Metrics and benchmarks (what actually matters)
Artificial Analysis Coding Index: North Mini Code scores 33.4, outperforming similarly sized models and several much larger models on agentic tasks and complex code generation.
Final SFT: 80.2% pass@10 on SWE-Bench Verified and 55.1% pass@10 on Terminal-Bench v2.
Improvement after RLVR: +7.9 absolute points in pass@1 on Terminal-Bench v2 and +3.0 points on SWE-Bench compared to the SFT checkpoint.
Human evaluation (pairwise): RLVR helps especially in code editing; the final version wins 66.1% of the time against the SFT checkpoint on evaluated samples.
They also report less repetitive trajectories, fewer invalid calls and shorter rollouts — in practice, the agent solves tasks faster and with fewer useless steps.
Training and practical resources
They used over 70k verifiable tasks drawn from ~5k repositories, with deduplication against SWE-Bench and SWE-Bench-Pro to avoid data leakage.
Global contexts of 128K tokens in RL; RL batches with 512 rollouts and group size 8.
Weights available in BF16 and FP8 (quantized) on Hugging Face for practical use.

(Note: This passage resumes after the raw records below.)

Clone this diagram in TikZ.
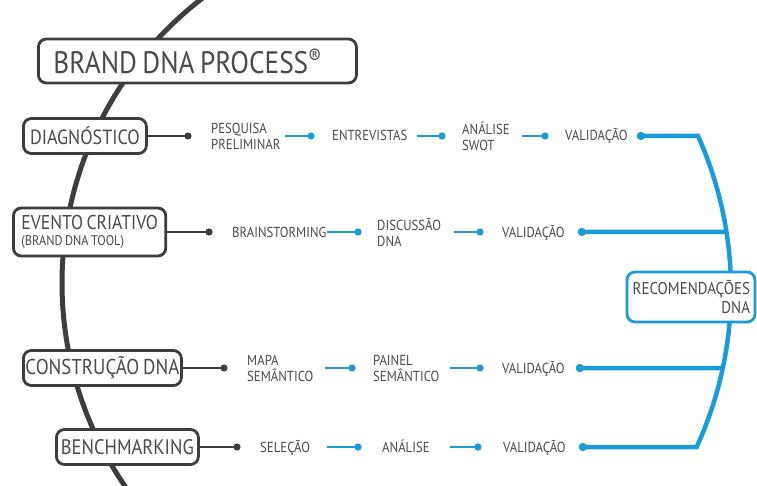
\documentclass[tikz,border=0pt]{standalone}
\usepackage{fontspec}
\setmainfont{PT Sans}[FakeStretch=0.88,WordSpace=0.75]
\usetikzlibrary{positioning,arrows.meta}
\definecolor{ink}{HTML}{3D3D3D}
\definecolor{txt}{HTML}{4A4A4A}
\definecolor{dnablue}{HTML}{1B9BD7}

\begin{document}
\begin{tikzpicture}[x=1pt,y=1pt,
	box/.style={draw=ink,line width=2.8pt,rounded corners=8pt,fill=white,text=txt,inner sep=0pt,minimum height=35pt,anchor=west},
	lbl/.style={text=txt,font=\fontsize{14.5}{16}\selectfont,align=left,anchor=west,inner sep=0pt},
	one/.style={text height=10pt,text depth=0pt},
	twig/.style={draw=ink,line width=2.2pt,-{Circle[length=7pt]},shorten >=19.5pt},
	bud/.style={draw=dnablue,line width=2.8pt,-{Circle[length=7pt]}},
	trunk/.style={draw=dnablue,line width=4.5pt},
	spine/.style={draw=ink,line width=5pt}]
	\useasboundingbox (0,0) rectangle (757,-486);
	
	%the dark spine, behind the boxes
	\coordinate (os) at (421,-283);
	\draw[spine] ([shift={(126:359)}]os) arc[start angle=126,end angle=218,radius=359];
	
	%stages
	\node[box,minimum width=318pt,minimum height=44pt,text width=288pt,inner xsep=15pt,align=flush left,font=\fontsize{31}{36}\selectfont] (title) at (37,-61) {BRAND DNA PROCESS\textsuperscript{®}};
	\node[box,minimum width=123pt,font=\fontsize{20.5}{24}\selectfont] (diag) at (22,-136) {DIAGNÓSTICO};
	\node[box,minimum height=48pt,inner xsep=8pt,align=left,font=\fontsize{20}{16}\selectfont] (evento) at (12,-232) {EVENTO CRIATIVO\\{\fontsize{14}{14}\selectfont (BRAND DNA TOOL)}};
	\node[box,minimum width=158pt,font=\fontsize{21.5}{24}\selectfont] (constr) at (22,-368) {CONSTRUÇÃO DNA};
	\node[box,minimum width=142pt,font=\fontsize{21}{24}\selectfont] (bench) at (55,-447) {BENCHMARKING};
	
	%steps, row by row
	\node[lbl] (pp) at (211,-136) {PESQUISA\\PRELIMINAR};
	\node[lbl,one] (ent) at (332,-136) {ENTREVISTAS};
	\node[lbl] (swot) at (462,-136) {ANÁLISE\\SWOT};
	\node[lbl,one] (v1) at (565,-136) {VALIDAÇÃO};
	
	\node[lbl,one] (brain) at (232,-232) {BRAINSTORMING};
	\node[lbl] (disc) at (377,-232) {DISCUSSÃO\\DNA};
	\node[lbl,one] (v2) at (502,-232) {VALIDAÇÃO};
	
	\node[lbl] (mapa) at (247,-368) {MAPA\\SEMÂNTICO};
	\node[lbl] (painel) at (373,-368) {PAINEL\\SEMÂNTICO};
	\node[lbl,one] (v3) at (502,-368) {VALIDAÇÃO};
	
	\node[lbl,one] (sel) at (260,-447) {SELEÇÃO};
	\node[lbl,one] (ana) at (382,-447) {ANÁLISE};
	\node[lbl,one] (v4) at (503,-447) {VALIDAÇÃO};
	
	%dark links out of the stages
	\draw[twig] (diag) -- (pp);
	\draw[twig] (evento) -- (brain);
	\draw[twig] (constr) -- (mapa);
	\draw[twig] (bench) -- (sel);
	
	%blue links between steps
	\draw[bud,shorten <=4pt,shorten >=17.5pt] (pp) -- (ent);
	\draw[bud,shorten <=9pt,shorten >=16.5pt] (ent) -- (swot);
	\draw[bud,shorten <=12pt,shorten >=16.5pt] (swot) -- (v1);
	\draw[bud,shorten <=0pt,shorten >=15.5pt] (brain) -- (disc);
	\draw[bud,shorten <=13pt,shorten >=18.5pt] (disc) -- (v2);
	\draw[bud,shorten <=11pt,shorten >=17.5pt] (mapa) -- (painel);
	\draw[bud,shorten <=10pt,shorten >=18.5pt] (painel) -- (v3);
	\draw[bud,shorten <=17pt,shorten >=20.5pt] (sel) -- (ana);
	\draw[bud,shorten <=20pt,shorten >=21.5pt] (ana) -- (v4);
	
	%blue trunk gathering the validations
	\coordinate (ob) at (355,-290);
	\coordinate (c1) at ([shift={(24.2:376)}]ob);
	\coordinate (j2) at ([shift={(8.9:376)}]ob);
	\coordinate (j3) at ([shift={(-12:376)}]ob);
	\draw[trunk,{Circle[length=8pt]}-{Circle[length=8pt]},shorten <=9pt,shorten >=13pt] (v1) -- (c1) arc[start angle=24.2,end angle=-24.7,radius=376] -- (v4);
	\draw[trunk,{Circle[length=8pt]}-,shorten <=13pt] (v2) -- (j2);
	\draw[trunk,{Circle[length=8pt]}-,shorten <=11pt] (v3) -- (j3);
	
	\node[box,draw=dnablue,anchor=center,minimum width=128pt,minimum height=50pt,text width=118pt,inner xsep=5pt,align=right,font=\fontsize{17}{19}\selectfont] (rec) at (691,-297) {RECOMENDAÇÕES\\DNA};
\end{tikzpicture}
\end{document}
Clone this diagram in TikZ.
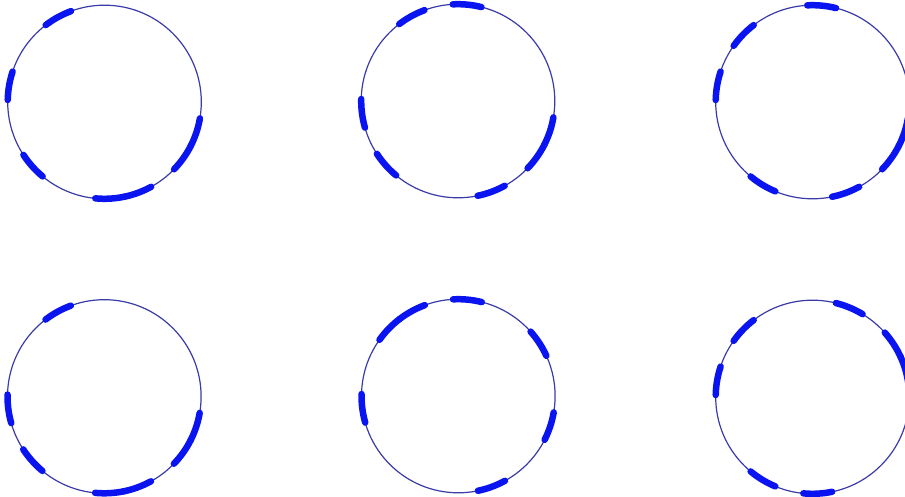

What this means for you as a developer or product manager
If you build agents that handle terminals, CI pipelines or repository automation, North Mini Code offers a base geared to real tasks: long context windows, cross-harness robustness and training explicitly for interaction with verifiable tools.
Will you replace a senior dev with this tomorrow? No. Can you speed up bug fixes, test generation and editing assistants inside real workflows? Yes — and with fewer harness adjustments than you might expect.
Availability
North Mini Code is available in OpenCode, the Cohere API and on Hugging Face with weights in bf16 and fp8.